First, the History of Computing — starting with the Harvard Mark Computer in 1940s, all switches and gears and stuff. Shoutout to Lovelace, ENIAC, then the transistor, integrated circuit, first CPU. CPUs got faster and faster.

Moore’s Law — the number of transistors in a dense integrated circuit double approximately every two years. They are now extremely dense.

Clock speeds have peaked because electricity, but also because we’ve increased the number of logical cores per chip and so it’s still processing faster.

Then Virtualization — now we are abstracted the OS from the underlying hardware. Getting to Serverless. Going to the Cloud & AWS!

Security in AWS is like love — it’s complicated.

There’s no firewalls, there’s security groups. Auditors want an inventory of EC2 groups, so my question is, at what time? There’s no firmware patching, no centralized firewall, no computer room door or racks - security monitoring changes.

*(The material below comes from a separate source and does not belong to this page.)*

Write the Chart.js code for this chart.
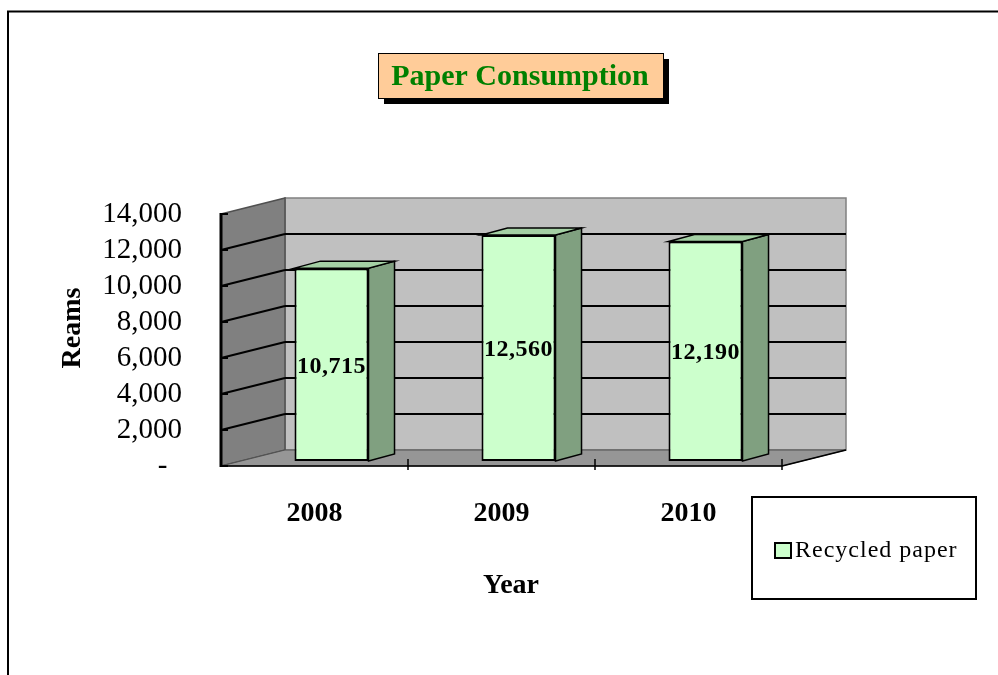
<!DOCTYPE html>
<html>
<head>
<meta charset="utf-8">
<title>Paper Consumption</title>
<script src="https://cdn.jsdelivr.net/npm/chart.js@4.4.1/dist/chart.umd.min.js"></script>
<style>
  html, body { margin: 0; padding: 0; background: #fff; }
  canvas { display: block; }
</style>
</head>
<body>
<canvas id="paperChart" width="998" height="675"></canvas>
<script>
const years = ['2008', '2009', '2010'];
const reams = [10715, 12560, 12190];
const yTickValues = [0, 2000, 4000, 6000, 8000, 10000, 12000, 14000];
const seriesName = 'Recycled paper';
const chartTitle = 'Paper Consumption';
const yTitle = 'Reams';
const xTitle = 'Year';

// fake 3D offsets (front plane -> back wall, and bar plane / bar depth)
const WALL_DX = 64, WALL_DY = -16;
const BAR_DX = 17, BAR_DY = -5;
const BAR_DEPTH_X = 26, BAR_DEPTH_Y = -7;

const SERIF = '"Liberation Serif", "Times New Roman", serif';
const FRONT = '#ccffcc', SIDE = '#80a080', TOP = '#a4d0a4';

function poly(ctx, pts, fill, stroke, width) {
  ctx.beginPath();
  ctx.moveTo(pts[0][0], pts[0][1]);
  for (let i = 1; i < pts.length; i++) ctx.lineTo(pts[i][0], pts[i][1]);
  ctx.closePath();
  if (fill) { ctx.fillStyle = fill; ctx.fill(); }
  if (stroke) { ctx.strokeStyle = stroke; ctx.lineWidth = width || 1; ctx.stroke(); }
}

function line(ctx, x1, y1, x2, y2, color, width) {
  ctx.beginPath();
  ctx.moveTo(x1, y1);
  ctx.lineTo(x2, y2);
  ctx.strokeStyle = color;
  ctx.lineWidth = width;
  ctx.stroke();
}

// Walls, floor and gridlines
const walls3d = {
  id: 'walls3d',
  beforeDraw(chart) {
    const { ctx, chartArea: a, scales: { y } } = chart;
    const top = y.getPixelForValue(yTickValues[yTickValues.length - 1]);
    const bottom = y.getPixelForValue(0);
    const bx = a.left + WALL_DX, rx = a.right + WALL_DX;
    ctx.save();

    // outer frame
    ctx.beginPath();
    ctx.moveTo(8, 700);
    ctx.lineTo(8, 11.5);
    ctx.lineTo(1010, 11.5);
    ctx.strokeStyle = '#000';
    ctx.lineWidth = 2;
    ctx.stroke();

    // back wall
    poly(ctx, [[bx, top + WALL_DY], [rx, top + WALL_DY], [rx, bottom + WALL_DY], [bx, bottom + WALL_DY]], '#c0c0c0', '#808080', 1.5);
    // side wall
    poly(ctx, [[a.left, top], [bx, top + WALL_DY], [bx, bottom + WALL_DY], [a.left, bottom]], '#808080', '#505050', 1.5);
    // floor
    poly(ctx, [[a.left, bottom], [a.right, bottom], [rx, bottom + WALL_DY], [bx, bottom + WALL_DY]], '#969696', '#505050', 1);

    yTickValues.forEach(v => {
      const py = y.getPixelForValue(v);
      if (v !== 0 && v !== yTickValues[yTickValues.length - 1]) {
        line(ctx, bx, py + WALL_DY, rx, py + WALL_DY, '#000', 2);
        line(ctx, a.left, py, bx, py + WALL_DY, '#000', 2);
      }
      line(ctx, a.left, py, a.left + 7, py, '#000', 2);
    });

    // front edges
    line(ctx, a.left, top - 1, a.left, bottom + 1, '#000', 3);
    line(ctx, a.left, bottom, a.right, bottom, '#000', 1.5);
    line(ctx, a.right, bottom, rx, bottom + WALL_DY, '#000', 1.5);
    ctx.restore();
  },
  afterDraw(chart) {
    const { ctx, chartArea: a } = chart;
    const w = a.width / years.length;
    ctx.save();
    for (let k = 1; k <= years.length; k++) {
      const px = a.left + k * w;
      line(ctx, px, a.bottom - 7, px, a.bottom + 4, '#000', 1.5);
    }
    ctx.restore();
  }
};

// Bars pushed back into the box, with top and side faces plus value labels
const bars3d = {
  id: 'bars3d',
  beforeDatasetsDraw(chart) {
    chart.ctx.save();
    chart.ctx.translate(BAR_DX, BAR_DY);
  },
  afterDatasetsDraw(chart) {
    const ctx = chart.ctx;
    const meta = chart.getDatasetMeta(0);
    meta.data.forEach((bar, i) => {
      const { x, y, base, width } = bar.getProps(['x', 'y', 'base', 'width'], true);
      const l = x - width / 2, r = x + width / 2;
      poly(ctx, [[r, y], [r + BAR_DEPTH_X, y + BAR_DEPTH_Y], [r + BAR_DEPTH_X, base + BAR_DEPTH_Y], [r, base]], SIDE, '#000', 1.5);
      poly(ctx, [[l, y], [l + BAR_DEPTH_X, y + BAR_DEPTH_Y], [r + BAR_DEPTH_X, y + BAR_DEPTH_Y], [r, y]], TOP, '#000', 1.5);
      ctx.fillStyle = '#000';
      ctx.font = 'bold 24px ' + SERIF;
      ctx.letterSpacing = '0.5px';
      ctx.textAlign = 'center';
      ctx.textBaseline = 'middle';
      ctx.fillText(reams[i].toLocaleString('en-US'), x, (y + base) / 2 + 2);
    });
    ctx.restore();
  }
};

// Title box, axis titles and legend box
const decorations = {
  id: 'decorations',
  afterDraw(chart) {
    const ctx = chart.ctx;
    ctx.save();
    // title with shadow
    ctx.fillStyle = '#000';
    ctx.fillRect(384, 59, 285, 45);
    ctx.fillStyle = '#ffcc99';
    ctx.fillRect(378, 53, 285, 45);
    ctx.strokeStyle = '#000';
    ctx.lineWidth = 1;
    ctx.strokeRect(378.5, 53.5, 285, 45);
    ctx.fillStyle = '#008000';
    ctx.font = 'bold 30px ' + SERIF;
    ctx.textAlign = 'center';
    ctx.textBaseline = 'middle';
    ctx.fillText(chartTitle, 520, 77);

    // axis titles
    ctx.fillStyle = '#000';
    ctx.font = 'bold 28px ' + SERIF;
    ctx.fillText(xTitle, 511, 586);
    ctx.save();
    ctx.translate(73, 328);
    ctx.rotate(-Math.PI / 2);
    ctx.fillText(yTitle, 0, 0);
    ctx.restore();

    // legend
    ctx.fillStyle = '#fff';
    ctx.fillRect(752, 497, 224, 102);
    ctx.lineWidth = 2;
    ctx.strokeStyle = '#000';
    ctx.strokeRect(752, 497, 224, 102);
    ctx.fillStyle = FRONT;
    ctx.fillRect(775, 543, 16, 15);
    ctx.strokeRect(775, 543, 16, 15);
    ctx.fillStyle = '#000';
    ctx.font = '24px ' + SERIF;
    ctx.letterSpacing = '1px';
    ctx.textAlign = 'left';
    ctx.fillText(chart.data.datasets[0].label, 795, 551);
    ctx.restore();
  }
};

const ctx = document.getElementById('paperChart').getContext('2d');
const paperChart = new Chart(ctx, {
  type: 'bar',
  data: {
    labels: years,
    datasets: [{
      label: seriesName,
      data: reams,
      backgroundColor: FRONT,
      borderColor: '#000',
      borderWidth: 2,
      borderSkipped: false,
      barPercentage: 1,
      categoryPercentage: 0.396,
      clip: false
    }]
  },
  options: {
    responsive: false,
    animation: false,
    layout: {
      padding: { top: 214, left: 10, right: 216, bottom: 0 }
    },
    plugins: {
      legend: { display: false },
      title: { display: false },
      tooltip: { enabled: false }
    },
    scales: {
      x: {
        grid: { display: false, drawTicks: false },
        border: { display: false },
        afterFit(scale) { scale.height = 209; },
        ticks: {
          color: '#000',
          padding: 31,
          font: { family: SERIF, size: 28, weight: 'bold' }
        }
      },
      y: {
        min: 0,
        max: 14000,
        grid: { display: false, drawTicks: false },
        border: { display: false },
        afterFit(scale) { scale.width = 211; },
        afterBuildTicks(scale) {
          scale.ticks = yTickValues.map(v => ({ value: v }));
        },
        ticks: {
          color: '#000',
          padding: 39,
          autoSkip: false,
          font: { family: SERIF, size: 29 },
          callback: v => v === 0 ? '-  ' : Number(v).toLocaleString('en-US')
        }
      }
    }
  },
  plugins: [walls3d, bars3d, decorations]
});
</script>
</body>
</html>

Here’s a mapping of traditional data centers vs the cloud:

One key tool for security in AWS — Private Link ,allows you to establish a front end, VPS, and allows you to create endpoints to direct services. We run all our services through two regions and it saved our project money by half the cost. You always have to route traffic around between regions — our original stance was we’re going to do everything independent of region, but when you start building the old transit VPC and CISICO VPC, it was a bear to maintain. But the Private link made it a lot easier.

On getting AWS Certified —

With working in AWS for a living, it seems all I do now is learn about new AWS services.

Recommend acloudguru, reading white papers, and follow the recommended pats. The exam is 170 minutes, so you don’t have a lot of time, don’t drink too much water beforehand. And the exams are hard. WizLabs and CloudAcademy has good practice tests. Also linux academy.

The exam questions are paragraph form, with paragraph answers. And there’s multiple right answers, but you need to pick the one with lowest cost or some other trick in the question.

I used to be anti-cert, but these certs actually make you study pretty deeply and you realize that maybe you weren’t doing it right the way or the best way.